• Problem requirements
Copy each line with the word "image" in it.

--- Extracted data ---

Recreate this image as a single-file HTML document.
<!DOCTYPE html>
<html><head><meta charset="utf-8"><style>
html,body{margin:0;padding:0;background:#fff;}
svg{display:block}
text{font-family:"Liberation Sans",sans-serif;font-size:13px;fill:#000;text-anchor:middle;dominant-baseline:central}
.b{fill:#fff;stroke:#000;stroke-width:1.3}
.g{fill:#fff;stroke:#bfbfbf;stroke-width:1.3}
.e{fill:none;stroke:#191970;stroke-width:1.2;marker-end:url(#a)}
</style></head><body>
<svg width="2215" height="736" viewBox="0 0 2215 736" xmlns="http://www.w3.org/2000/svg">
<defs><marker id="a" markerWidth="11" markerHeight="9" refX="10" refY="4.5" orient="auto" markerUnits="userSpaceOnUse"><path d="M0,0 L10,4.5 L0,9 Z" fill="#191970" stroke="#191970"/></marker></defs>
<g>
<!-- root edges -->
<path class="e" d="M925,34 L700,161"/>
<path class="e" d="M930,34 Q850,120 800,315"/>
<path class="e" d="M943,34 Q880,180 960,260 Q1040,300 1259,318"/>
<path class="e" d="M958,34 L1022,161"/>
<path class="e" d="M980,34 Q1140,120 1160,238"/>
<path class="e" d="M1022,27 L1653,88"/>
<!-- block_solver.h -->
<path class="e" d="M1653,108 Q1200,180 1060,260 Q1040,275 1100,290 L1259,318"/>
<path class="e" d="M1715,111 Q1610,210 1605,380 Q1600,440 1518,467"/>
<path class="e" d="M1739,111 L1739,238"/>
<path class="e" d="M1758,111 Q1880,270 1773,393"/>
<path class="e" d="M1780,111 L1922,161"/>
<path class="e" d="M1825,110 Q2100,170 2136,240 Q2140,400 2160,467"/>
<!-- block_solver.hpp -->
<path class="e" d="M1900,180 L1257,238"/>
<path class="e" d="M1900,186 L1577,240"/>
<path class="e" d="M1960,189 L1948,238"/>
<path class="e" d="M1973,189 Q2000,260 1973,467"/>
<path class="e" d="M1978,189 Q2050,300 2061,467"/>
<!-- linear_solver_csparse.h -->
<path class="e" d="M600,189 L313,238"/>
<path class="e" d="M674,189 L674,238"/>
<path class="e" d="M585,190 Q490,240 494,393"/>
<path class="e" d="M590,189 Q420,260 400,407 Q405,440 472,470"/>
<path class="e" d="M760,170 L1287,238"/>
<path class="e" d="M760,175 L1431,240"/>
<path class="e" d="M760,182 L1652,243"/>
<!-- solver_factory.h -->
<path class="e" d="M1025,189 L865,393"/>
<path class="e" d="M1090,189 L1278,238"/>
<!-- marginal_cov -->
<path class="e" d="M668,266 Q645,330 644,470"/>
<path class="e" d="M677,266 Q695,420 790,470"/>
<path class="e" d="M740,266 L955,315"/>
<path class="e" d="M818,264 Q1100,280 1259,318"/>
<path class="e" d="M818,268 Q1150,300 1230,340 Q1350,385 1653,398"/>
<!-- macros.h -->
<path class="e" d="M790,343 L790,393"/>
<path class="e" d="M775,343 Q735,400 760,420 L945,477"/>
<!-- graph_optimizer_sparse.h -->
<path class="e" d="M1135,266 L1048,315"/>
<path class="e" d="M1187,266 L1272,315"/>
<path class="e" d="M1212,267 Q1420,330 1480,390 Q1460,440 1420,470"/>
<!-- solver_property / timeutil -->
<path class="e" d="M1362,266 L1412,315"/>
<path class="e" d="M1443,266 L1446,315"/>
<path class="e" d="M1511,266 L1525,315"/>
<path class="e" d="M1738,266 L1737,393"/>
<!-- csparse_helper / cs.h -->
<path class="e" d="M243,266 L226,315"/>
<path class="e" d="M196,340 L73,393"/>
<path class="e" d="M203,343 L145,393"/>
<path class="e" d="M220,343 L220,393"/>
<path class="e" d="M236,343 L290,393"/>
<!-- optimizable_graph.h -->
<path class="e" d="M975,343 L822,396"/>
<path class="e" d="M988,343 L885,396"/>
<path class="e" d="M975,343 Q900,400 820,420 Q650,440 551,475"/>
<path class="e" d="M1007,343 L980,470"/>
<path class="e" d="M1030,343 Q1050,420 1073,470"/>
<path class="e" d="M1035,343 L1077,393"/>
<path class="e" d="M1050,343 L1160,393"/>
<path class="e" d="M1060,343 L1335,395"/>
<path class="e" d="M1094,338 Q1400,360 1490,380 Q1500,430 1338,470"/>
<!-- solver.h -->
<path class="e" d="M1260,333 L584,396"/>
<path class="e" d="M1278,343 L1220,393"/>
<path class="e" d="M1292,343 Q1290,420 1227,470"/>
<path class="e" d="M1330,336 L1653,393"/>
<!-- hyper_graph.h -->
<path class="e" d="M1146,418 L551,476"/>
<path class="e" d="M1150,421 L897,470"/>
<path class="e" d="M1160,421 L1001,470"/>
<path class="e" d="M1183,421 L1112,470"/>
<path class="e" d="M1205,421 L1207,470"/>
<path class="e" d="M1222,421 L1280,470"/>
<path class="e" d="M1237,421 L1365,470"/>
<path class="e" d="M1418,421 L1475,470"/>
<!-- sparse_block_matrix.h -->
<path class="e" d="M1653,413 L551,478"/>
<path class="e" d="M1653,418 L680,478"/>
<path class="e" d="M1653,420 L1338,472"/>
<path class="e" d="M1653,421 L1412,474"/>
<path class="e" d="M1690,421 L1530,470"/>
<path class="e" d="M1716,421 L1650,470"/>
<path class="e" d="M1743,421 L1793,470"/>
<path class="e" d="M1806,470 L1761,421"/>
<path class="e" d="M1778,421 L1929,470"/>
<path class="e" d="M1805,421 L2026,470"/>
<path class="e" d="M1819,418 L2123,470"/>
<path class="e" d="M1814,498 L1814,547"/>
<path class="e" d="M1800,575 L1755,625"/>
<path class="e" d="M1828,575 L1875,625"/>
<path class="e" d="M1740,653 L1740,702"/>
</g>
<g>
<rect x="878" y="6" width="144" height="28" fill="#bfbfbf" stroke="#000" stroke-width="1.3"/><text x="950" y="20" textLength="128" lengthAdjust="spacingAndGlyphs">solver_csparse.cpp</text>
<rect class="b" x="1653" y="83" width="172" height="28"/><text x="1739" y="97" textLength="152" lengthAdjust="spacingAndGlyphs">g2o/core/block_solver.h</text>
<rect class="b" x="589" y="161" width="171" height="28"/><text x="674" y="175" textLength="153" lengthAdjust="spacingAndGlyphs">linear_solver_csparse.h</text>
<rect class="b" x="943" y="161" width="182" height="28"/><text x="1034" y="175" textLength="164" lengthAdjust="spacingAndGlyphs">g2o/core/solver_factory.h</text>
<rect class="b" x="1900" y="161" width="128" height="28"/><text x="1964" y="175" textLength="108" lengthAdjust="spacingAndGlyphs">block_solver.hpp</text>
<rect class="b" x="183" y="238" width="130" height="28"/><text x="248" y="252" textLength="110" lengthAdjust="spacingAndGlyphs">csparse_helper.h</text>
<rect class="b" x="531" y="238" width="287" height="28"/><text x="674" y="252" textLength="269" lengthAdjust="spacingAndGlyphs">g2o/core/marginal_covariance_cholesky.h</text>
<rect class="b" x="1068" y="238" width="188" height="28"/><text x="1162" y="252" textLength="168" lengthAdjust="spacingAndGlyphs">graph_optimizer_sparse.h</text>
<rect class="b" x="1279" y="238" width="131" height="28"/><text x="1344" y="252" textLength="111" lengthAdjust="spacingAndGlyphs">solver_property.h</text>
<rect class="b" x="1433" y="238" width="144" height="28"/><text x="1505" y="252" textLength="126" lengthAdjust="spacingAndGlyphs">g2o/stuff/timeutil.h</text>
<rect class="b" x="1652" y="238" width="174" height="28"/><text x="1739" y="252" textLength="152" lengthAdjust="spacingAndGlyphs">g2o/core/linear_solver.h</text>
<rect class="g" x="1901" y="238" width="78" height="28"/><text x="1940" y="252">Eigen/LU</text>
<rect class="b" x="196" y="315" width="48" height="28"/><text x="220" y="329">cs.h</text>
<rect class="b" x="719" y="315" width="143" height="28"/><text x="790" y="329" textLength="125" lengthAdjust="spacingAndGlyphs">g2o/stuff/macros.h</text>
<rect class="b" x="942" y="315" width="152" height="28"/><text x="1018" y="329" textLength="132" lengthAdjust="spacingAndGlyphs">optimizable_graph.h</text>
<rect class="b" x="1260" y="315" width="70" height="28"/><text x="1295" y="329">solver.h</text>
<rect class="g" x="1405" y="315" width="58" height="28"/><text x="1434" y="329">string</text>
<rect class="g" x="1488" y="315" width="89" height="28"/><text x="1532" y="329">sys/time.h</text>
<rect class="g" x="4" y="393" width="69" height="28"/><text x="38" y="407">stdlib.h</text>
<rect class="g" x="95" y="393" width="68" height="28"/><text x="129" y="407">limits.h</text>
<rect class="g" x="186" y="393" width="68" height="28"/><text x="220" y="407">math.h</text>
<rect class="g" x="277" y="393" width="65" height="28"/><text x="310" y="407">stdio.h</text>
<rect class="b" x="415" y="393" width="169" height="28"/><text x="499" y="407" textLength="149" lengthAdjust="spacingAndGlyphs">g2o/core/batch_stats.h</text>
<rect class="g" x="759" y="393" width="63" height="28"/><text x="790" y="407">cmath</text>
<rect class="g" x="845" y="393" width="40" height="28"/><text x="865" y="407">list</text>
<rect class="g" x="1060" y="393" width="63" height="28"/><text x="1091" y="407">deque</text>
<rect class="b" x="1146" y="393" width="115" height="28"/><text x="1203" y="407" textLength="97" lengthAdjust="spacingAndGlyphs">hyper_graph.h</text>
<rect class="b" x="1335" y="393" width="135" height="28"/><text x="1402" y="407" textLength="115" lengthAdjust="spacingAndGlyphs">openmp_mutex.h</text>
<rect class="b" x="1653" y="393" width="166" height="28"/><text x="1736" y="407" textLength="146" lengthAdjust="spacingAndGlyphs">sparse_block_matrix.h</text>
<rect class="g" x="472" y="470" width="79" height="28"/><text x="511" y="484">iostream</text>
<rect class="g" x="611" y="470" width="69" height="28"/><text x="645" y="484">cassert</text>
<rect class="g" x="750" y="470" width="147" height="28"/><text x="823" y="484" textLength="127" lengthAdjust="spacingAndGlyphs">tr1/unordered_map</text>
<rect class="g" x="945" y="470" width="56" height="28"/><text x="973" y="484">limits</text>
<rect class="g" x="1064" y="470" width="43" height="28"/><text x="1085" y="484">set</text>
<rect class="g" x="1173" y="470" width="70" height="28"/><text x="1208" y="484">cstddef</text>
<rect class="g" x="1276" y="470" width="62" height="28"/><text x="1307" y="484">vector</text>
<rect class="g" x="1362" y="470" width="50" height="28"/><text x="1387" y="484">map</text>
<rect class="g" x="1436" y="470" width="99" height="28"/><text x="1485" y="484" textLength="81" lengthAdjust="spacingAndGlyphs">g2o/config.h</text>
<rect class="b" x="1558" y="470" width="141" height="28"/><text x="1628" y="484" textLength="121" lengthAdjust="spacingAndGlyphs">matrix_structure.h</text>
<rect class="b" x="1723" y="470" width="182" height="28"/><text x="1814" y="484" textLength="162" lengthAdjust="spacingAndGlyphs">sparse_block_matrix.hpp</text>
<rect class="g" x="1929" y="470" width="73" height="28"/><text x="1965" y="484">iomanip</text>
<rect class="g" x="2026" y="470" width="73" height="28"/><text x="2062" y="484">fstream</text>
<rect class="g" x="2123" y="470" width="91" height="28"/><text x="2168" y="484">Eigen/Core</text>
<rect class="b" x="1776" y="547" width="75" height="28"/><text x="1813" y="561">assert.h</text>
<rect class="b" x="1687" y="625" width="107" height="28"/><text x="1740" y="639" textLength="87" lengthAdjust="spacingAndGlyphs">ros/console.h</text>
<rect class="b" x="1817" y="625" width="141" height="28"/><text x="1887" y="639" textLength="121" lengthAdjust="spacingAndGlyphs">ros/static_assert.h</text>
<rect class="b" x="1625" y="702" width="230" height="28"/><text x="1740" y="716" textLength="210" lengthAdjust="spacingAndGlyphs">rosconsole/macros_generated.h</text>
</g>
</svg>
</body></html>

---
--- Extracted data ---

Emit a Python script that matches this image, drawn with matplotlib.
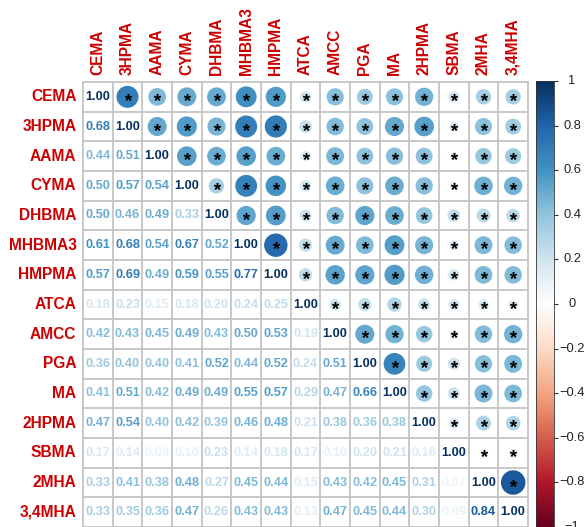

---

• Response
Recreate this image as a single-file HTML document.
Emit a Python script that matches this image, drawn with matplotlib.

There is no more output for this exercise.